Etonnant comme une voix peut correspondre intimement à un physique. Je l’ai reconnue dès que je l’ai vue au loin. Venue seule, sans apparat, sans garde du corps, en jeans et boléro, des cheveux de métisse aux reflets auburn chatoyant, une démarche, un regard, un sourire. C’est elle à n’en pas douter. Elle me reconnaît au loin et se dirige droit vers moi. Charmante, vraiment charmante et simple. Le genre copine de classe qui aurait, l’air de rien, un niveau supérieur d’éducation.

Et nous voilà dans sa Range Rover noire. Elle, une main sur le volant, l’autre sur le clavier du téléphone. Elle fait mille choses en même temps, réglant le problème d’un avion bloqué à Los Angeles, étudiant mentalement les possibilités horaires de rallier un transit sur Chicago, traitant de l’hébergement de Kassav qui joue demain, s’occupant de la santé d’un collègue qui vient de s’évanouir d’épuisement (des nuits sans sommeil). Elle semble en activité permanente. Hop ! Elle évite habilement un scooter ivre. Elle accélère tout en parlant au téléphone pour doubler un véhicule problématique. Je fixe l’aiguille du compteur dans son irrésistible ascension, thermomètre de ma frayeur. Je m’accroche au fauteuil.

–       Vous conduisez bien lui glissé-je l’air impassible.

–       Je suis pilote automobile. Je fais des rallyes.

–       Vous avez fait Paris/Dakar ?

–       Oui, deux fois. C’est formidable. Ce n’est pas une course, c’est un véritable voyage.

–       Votre père voit ça d’un bon œil ?

–       Bien sûr que non. Il dit que j’ai des choses plus importantes à faire.

–       Le côté garçon manqué aussi…

–       Oui, il reproche à ma mère de ne m’avoir pas élevé comme il faut.

–       A part déesse Shiva d’un festival mondial des arts, que faites vous dans la vie ?

–       Des expertises financières et de l’organisation… Je m’occupe de l’équipe de rugby du Sénégal.

–       Des études de gestion financières ?

–       Oui, à la Sorbonne, Paris 1. Zut ! Nous allons rater la fin du concert.

En effet, dernier rif, dernier solo de batterie. Ca avait l’air formidable.
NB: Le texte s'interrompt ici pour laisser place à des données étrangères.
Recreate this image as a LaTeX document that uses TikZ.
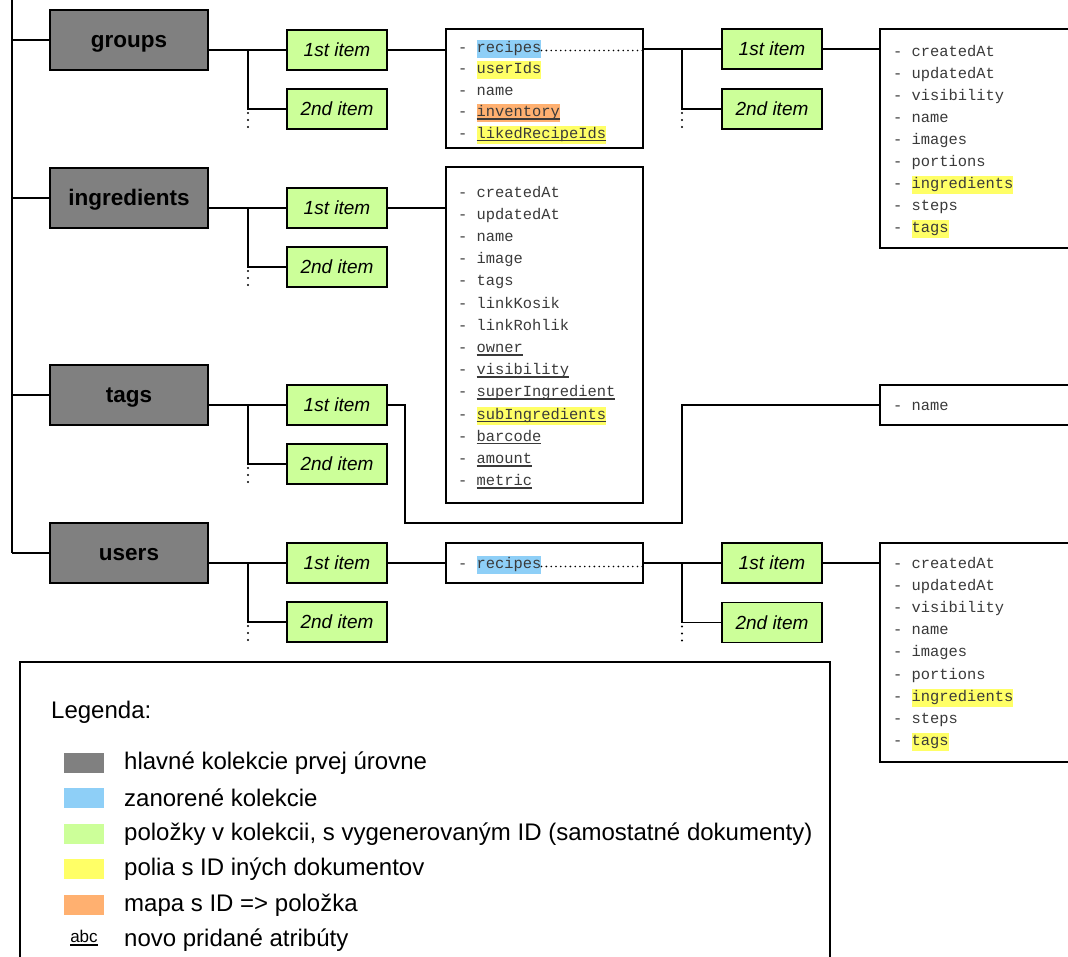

Bises à Stanley Clarke, pose devant les photographes, et nous voici repartis. Bing, le véhicule percute en marche arrière un poteau. Elle ne décolle pas son téléphone de l’oreille.

–       Allô ? Oui, tu n’aurais pas l’adresse d’un bon carrossier ?

–       Où allons nous maintenant, glissé-je ?

–       Au concert de Ky Mani Marley.

Même scénario, même vitesse, même frénésie téléphonique, même fin : le concert se termine devant une foule immense.

–       Zut, encore raté. Allons au Radisson.

–       Il vous arrive de dormir ?

–       Deux heures dans la journée. Pas le temps.

Le Radisson

Lieu incroyable le Radisson de Dakar. La fête bat son plein, genre de fête stéréotypée qu’on trouve à Paris, New York, Hong Kong ou Sydney, mêmes attitudes, mêmes manières de montrer qu’on s’éclate. On n’est plus vraiment à Dakar.  Hâte de sortir de là.

L’aube se lève bientôt sur Dakar. Dans le salon VIP, des brésiliens jouent encore.

Salut Dakar.

Ce matin, première répétition de Rue Saint Denis. Sur le quai de Jemmapes, des Africains balaient la neige.